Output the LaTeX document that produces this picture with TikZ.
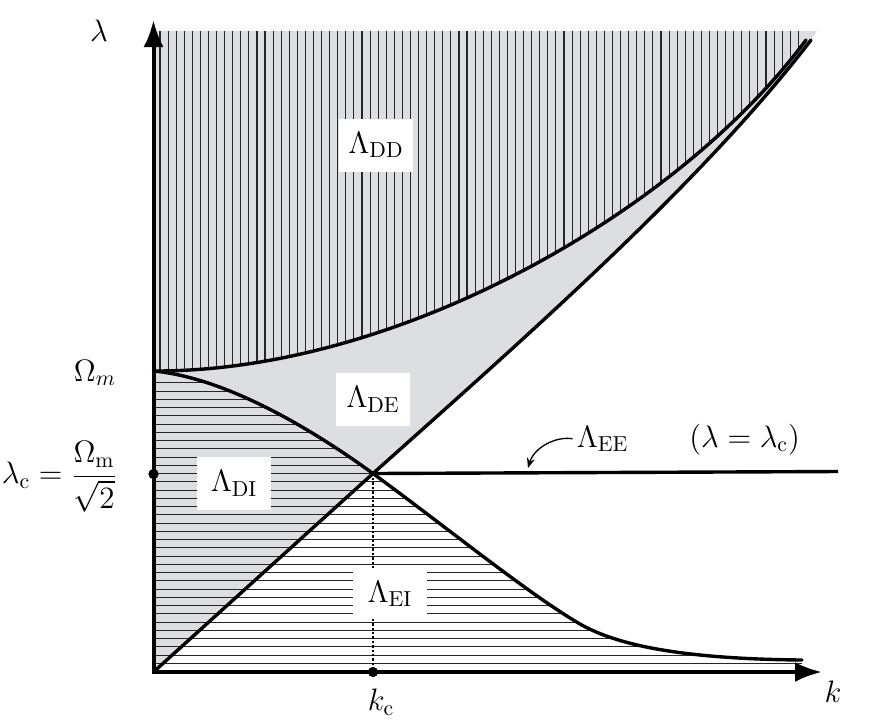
\documentclass[tikz,border=0pt]{standalone}
\usepackage{fix-cm}
\usepackage{amsmath}
\usetikzlibrary{arrows.meta}
\definecolor{regiongray}{RGB}{221,222,225}
\begin{document}
\begin{tikzpicture}[x=0.5pt,y=-0.5pt,
  every node/.style={font=\fontsize{15.5}{18}\selectfont},
  axis/.style={line width=2pt,-{Latex[length=13.5pt,width=10pt]}},
  bound/.style={line width=1.7pt},
  hatch/.style={line width=0.55pt, black!85},
  lab/.style={fill=white, inner sep=0pt, minimum width=37pt, minimum height=26.5pt},
  dot/.style={circle, fill=black, inner sep=0pt, minimum size=5pt},
]
\useasboundingbox (0,0) rectangle (872,719);

% named points
\coordinate (orig) at (153.5,672);
\coordinate (omp) at (153.5,371);
\coordinate (cross) at (373,473.5);
\coordinate (eimid) at (580,624);
\coordinate (eiend) at (802,660);
\coordinate (ddend) at (806,40);
\coordinate (deend) at (811,40);
\coordinate (eeend) at (838,471.5);
\coordinate (eetip) at (528,468);

% grey region
\fill[regiongray] (orig) -- (153.5,31) -- (817,31) -- (deend)
  .. controls (700,185) and (520,342) .. (cross) -- cycle;

% vertical hatching (DD)
\begin{scope}
\clip (153.5,31) -- (omp) .. controls (400,372) and (680,210) .. (ddend) -- (806,31) -- cycle;
\foreach \i in {0,...,79} \draw[hatch] ({160+8.08*\i},30) -- ({160+8.08*\i},380);
\end{scope}

% horizontal hatching (DI, EI)
\begin{scope}
\clip (orig) -- (omp) .. controls (230,378) and (320,435) .. (cross)
  .. controls (450,530) and (530,595) .. (eimid)
  .. controls (620,647) and (690,659) .. (eiend) -- (802,672) -- cycle;
\foreach \i in {0,...,34} \draw[hatch] (150,{663.3-8.25*\i}) -- (810,{663.3-8.25*\i});
\end{scope}

% dotted line to k_c
\node[dot] (kcdot) at (373,672) {};
\node[dot] (lcdot) at (153.5,474) {};
\draw[line width=0.8pt, dash pattern=on 1.2pt off 1pt] (cross) -- (kcdot);

% boundaries
\draw[bound, line cap=round] (omp) .. controls (400,372) and (680,210) .. (ddend);
\draw[bound, line cap=round] (omp) .. controls (230,378) and (320,435) .. (cross)
  .. controls (450,530) and (530,595) .. (eimid)
  .. controls (620,647) and (690,659) .. (eiend);
\draw[bound, line cap=round] (orig) -- (cross) .. controls (520,342) and (700,185) .. (deend);
\draw[bound] (cross) -- (eeend);

% region labels
\node[lab] (dd) at (376,145) {$\Lambda_{\mathrm{DD}}$};
\node[lab] (de) at (373,399.5) {$\Lambda_{\mathrm{DE}}$};
\node[lab] (di) at (234,483.5) {$\Lambda_{\mathrm{DI}}$};
\node[lab, minimum height=24pt] (ei) at (390,594) {$\Lambda_{\mathrm{EI}}$};

% axes
\draw[axis] (153.5,674) -- (153.5,20);
\draw[axis] (151.5,672) -- (822,672);
\node[dot] at (kcdot) {};
\node[dot] at (lcdot) {};

% axis labels
\node (lam) at (99,31) {$\lambda$};
\node (kax) at (833,692) {$k$};
\node[anchor=base east] (om) at (123,381) {$\Omega_m$};
\node[anchor=east] (lcl) at (124,477) {$\lambda_{\mathrm{c}} = \dfrac{\Omega_{\mathrm{m}}}{\sqrt{2}}$};
\node (kcl) at (381,702) {$k_{\mathrm{c}}$};

% Lambda_EE
\node[anchor=base west, inner sep=2pt] (ee) at (572.5,447) {$\Lambda_{\mathrm{EE}}$};
\node[anchor=base west, inner sep=0pt] (eq) at (689,447) {$(\lambda = \lambda_{\mathrm{c}})$};
\draw[line width=0.65pt, -{Stealth[length=5pt,width=4pt]}] (ee.west) .. controls (555,436) and (534,448) .. (eetip);
\end{tikzpicture}
\end{document}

▸ WHAT YOU SHOULD DO: Your task is to restate word for word the lines from the top of the data to the line containing "(cross) -- cycle;", both ends included, with every picture left out.

▸ ANSWER FOR THE TASK:
Output the LaTeX document that produces this picture with TikZ.
\documentclass[tikz,border=0pt]{standalone}
\usepackage{fix-cm}
\usepackage{amsmath}
\usetikzlibrary{arrows.meta}
\definecolor{regiongray}{RGB}{221,222,225}
\begin{document}
\begin{tikzpicture}[x=0.5pt,y=-0.5pt,
  every node/.style={font=\fontsize{15.5}{18}\selectfont},
  axis/.style={line width=2pt,-{Latex[length=13.5pt,width=10pt]}},
  bound/.style={line width=1.7pt},
  hatch/.style={line width=0.55pt, black!85},
  lab/.style={fill=white, inner sep=0pt, minimum width=37pt, minimum height=26.5pt},
  dot/.style={circle, fill=black, inner sep=0pt, minimum size=5pt},
]
\useasboundingbox (0,0) rectangle (872,719);

% named points
\coordinate (orig) at (153.5,672);
\coordinate (omp) at (153.5,371);
\coordinate (cross) at (373,473.5);
\coordinate (eimid) at (580,624);
\coordinate (eiend) at (802,660);
\coordinate (ddend) at (806,40);
\coordinate (deend) at (811,40);
\coordinate (eeend) at (838,471.5);
\coordinate (eetip) at (528,468);

% grey region
\fill[regiongray] (orig) -- (153.5,31) -- (817,31) -- (deend)
  .. controls (700,185) and (520,342) .. (cross) -- cycle;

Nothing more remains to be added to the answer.